IRS Using State Property Records to Identify Gift Tax Non-Filers

by Bruce Givner on April 4, 2012

According to the IRS, sixty to ninety percent of taxpayers do not file a gift tax return after engaging in a transaction that requires a gift tax return be filed.  To collect this missing revenue, the IRS is now reviewing public state and county property records to identify intra-family land transfers made for little or no consideration.

With a cap on property tax increases, the IRS asked the California Board of Equalization (BOE) to turn over their records on certain intra-family transfers.  Though state or county agencies in fifteen states complied, the BOE did not.  According to the BOE, a state statute requires a court order to disclose personal information.
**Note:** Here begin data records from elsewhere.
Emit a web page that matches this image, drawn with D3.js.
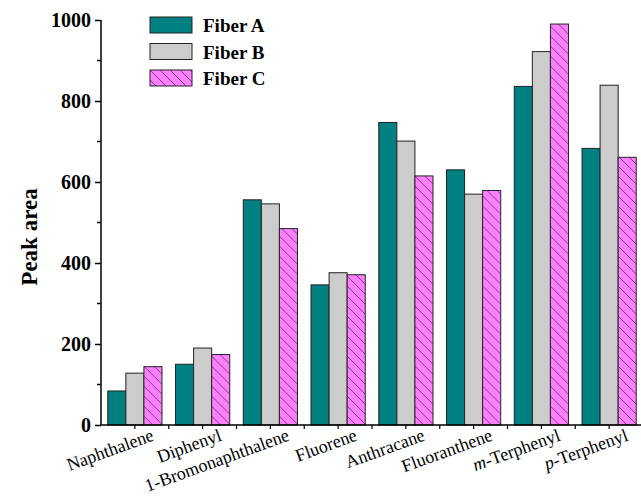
<!DOCTYPE html>
<html>
<head>
<meta charset="utf-8">
<script src="https://cdn.jsdelivr.net/npm/d3@7"></script>
<style>
  body { margin: 0; background: #fff; }
  svg { display: block; }
  text { font-family: "Liberation Serif", "Times New Roman", serif; }
</style>
</head>
<body>
<div id="chart"></div>
<script>
const compounds = ['Naphthalene', 'Diphenyl', '1-Bromonaphthalene', 'Fluorene',
                   'Anthracane', 'Fluoranthene', 'm-Terphenyl', 'p-Terphenyl'];
const seriesNames = ['Fiber A', 'Fiber B', 'Fiber C'];
const fiberA = [84, 150, 556, 346, 747, 630, 836, 683];
const fiberB = [128, 190, 546, 376, 701, 570, 922, 839];
const fiberC = [144, 174, 485, 371, 615, 579, 990, 661];
const yTicks = [0, 200, 400, 600, 800, 1000];

const width = 641;
const height = 502;
const plotLeft = 101;
const plotBottom = 425;
const plotTop = 20;
const serif = '"Liberation Serif", "Times New Roman", serif';

const svg = d3.select('#chart')
              .append('svg')
              .attr('width', width)
              .attr('height', height);

const defs = svg.append('defs');
const pat = defs.append('pattern')
                .attr('id', 'hatch')
                .attr('patternUnits', 'userSpaceOnUse')
                .attr('width', 10)
                .attr('height', 10);
pat.append('rect').attr('width', 10).attr('height', 10).attr('fill', '#ff80ff');
pat.append('path')
   .attr('d', 'M-1,-1 L11,11 M-1,9 L1,11 M9,-1 L11,1')
   .attr('stroke', '#5a2a6a')
   .attr('stroke-width', 0.8);

const fills = ['#008080', '#cccccc', 'url(#hatch)'];
const data = compounds.map((c, i) => ({
    name: c,
    values: [fiberA[i], fiberB[i], fiberC[i]]
}));

const x0 = d3.scaleBand()
             .domain(compounds)
             .range([plotLeft, 643])
             .paddingInner(0.2)
             .paddingOuter(0.1);
const x1 = d3.scaleBand()
             .domain(seriesNames)
             .range([0, x0.bandwidth()]);
const y = d3.scaleLinear()
            .domain([0, 1000])
            .range([plotBottom, plotTop]);

// bars
const groups = svg.selectAll('.group')
                  .data(data)
                  .enter()
                  .append('g')
                  .attr('class', 'group')
                  .attr('transform', d => `translate(${x0(d.name)},0)`);
groups.selectAll('rect')
      .data(d => d.values.map((v, j) => ({ key: seriesNames[j], value: v, j: j })))
      .enter()
      .append('rect')
      .attr('x', d => x1(d.key))
      .attr('y', d => y(d.value))
      .attr('width', x1.bandwidth())
      .attr('height', d => y(0) - y(d.value))
      .attr('fill', d => fills[d.j])
      .attr('stroke', '#222')
      .attr('stroke-width', 1);

// y axis
const yAxis = d3.axisLeft(y)
                .tickValues(yTicks)
                .tickFormat(d3.format('d'))
                .tickSize(6)
                .tickPadding(4);
const yg = svg.append('g')
              .attr('transform', `translate(${plotLeft},0)`)
              .call(yAxis)
              .attr('font-family', serif);
yg.select('.domain').attr('stroke', '#000').attr('stroke-width', 1.5)
  .attr('d', `M0,${plotTop}V${plotBottom}`);
yg.selectAll('.tick line').attr('stroke-width', 1.5);
yg.selectAll('.tick text')
  .attr('font-family', serif)
  .attr('font-weight', 'bold')
  .attr('font-size', 20)
  .attr('fill', '#000');

// minor ticks
svg.append('g')
   .selectAll('line')
   .data(d3.range(100, 1000, 200))
   .enter()
   .append('line')
   .attr('x1', plotLeft - 4)
   .attr('x2', plotLeft)
   .attr('y1', d => y(d))
   .attr('y2', d => y(d))
   .attr('stroke', '#000')
   .attr('stroke-width', 1.5);

// x axis
svg.append('line')
   .attr('x1', plotLeft)
   .attr('x2', width)
   .attr('y1', plotBottom)
   .attr('y2', plotBottom)
   .attr('stroke', '#000')
   .attr('stroke-width', 1.5);
const xTickPos = [];
compounds.forEach((c, i) => {
    xTickPos.push(x0(c) + x0.bandwidth() / 2);
    if (i > 0) xTickPos.push(x0(c) - x0.step() * 0.1);
});
svg.append('g')
   .selectAll('line')
   .data(xTickPos)
   .enter()
   .append('line')
   .attr('x1', d => d)
   .attr('x2', d => d)
   .attr('y1', plotBottom)
   .attr('y2', plotBottom + 4)
   .attr('stroke', '#000')
   .attr('stroke-width', 1.2);

// x labels
const xl = svg.append('g')
              .selectAll('text')
              .data(compounds)
              .enter()
              .append('text')
              .attr('transform', d => `translate(${x0(d) + x0.bandwidth() / 2 + 20},${plotBottom + 15}) rotate(-20)`)
              .attr('text-anchor', 'end')
              .attr('font-family', serif)
              .attr('font-size', 18)
              .attr('fill', '#000');
xl.each(function(d) {
    const t = d3.select(this);
    const m = d.match(/^([mp])(-.*)$/);
    if (m) {
        t.append('tspan').attr('font-style', 'italic').text(m[1]);
        t.append('tspan').text(m[2]);
    } else {
        t.text(d);
    }
});

// y title
svg.append('text')
   .attr('transform', `translate(37,237) rotate(-90)`)
   .attr('text-anchor', 'middle')
   .attr('font-family', serif)
   .attr('font-weight', 'bold')
   .attr('font-size', 23)
   .attr('fill', '#000')
   .text('Peak area');

// legend
const legend = svg.append('g')
                  .attr('transform', 'translate(150,17)');
const li = legend.selectAll('g')
                 .data(seriesNames)
                 .enter()
                 .append('g')
                 .attr('transform', (d, i) => `translate(0,${i * 26.5})`);
li.append('rect')
  .attr('width', 42)
  .attr('height', 16)
  .attr('fill', (d, i) => fills[i])
  .attr('stroke', '#222')
  .attr('stroke-width', 1);
li.append('text')
  .attr('x', 53)
  .attr('y', 15)
  .attr('font-family', serif)
  .attr('font-weight', 'bold')
  .attr('font-size', 19)
  .attr('fill', '#000')
  .text(d => d);
</script>
</body>
</html>
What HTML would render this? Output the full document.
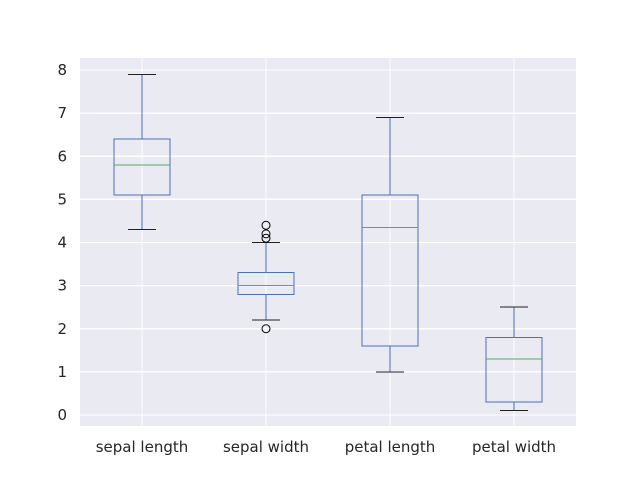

To facilitate acquiring a court order, the Department of Justice, on behalf of the IRS, filed suit against Joe Doe taxpayers who transferred real property in California for little or no consideration between January 1, 2005, through December 21, 2010,. . . [and for] which information is in the possession of the [BOE]. . . .”

The Court refused to issue the summons citing that the records the IRS sought were available from a source other than the BOE – the county assessor’s office.

In the last two years, the IRS has audited over 300 taxpayers for failing for file gift tax returns related to gifts of real property.  While a gift tax violation was found in over thirty percent of these audits, only four percent resulted in an assessment of tax and penalties.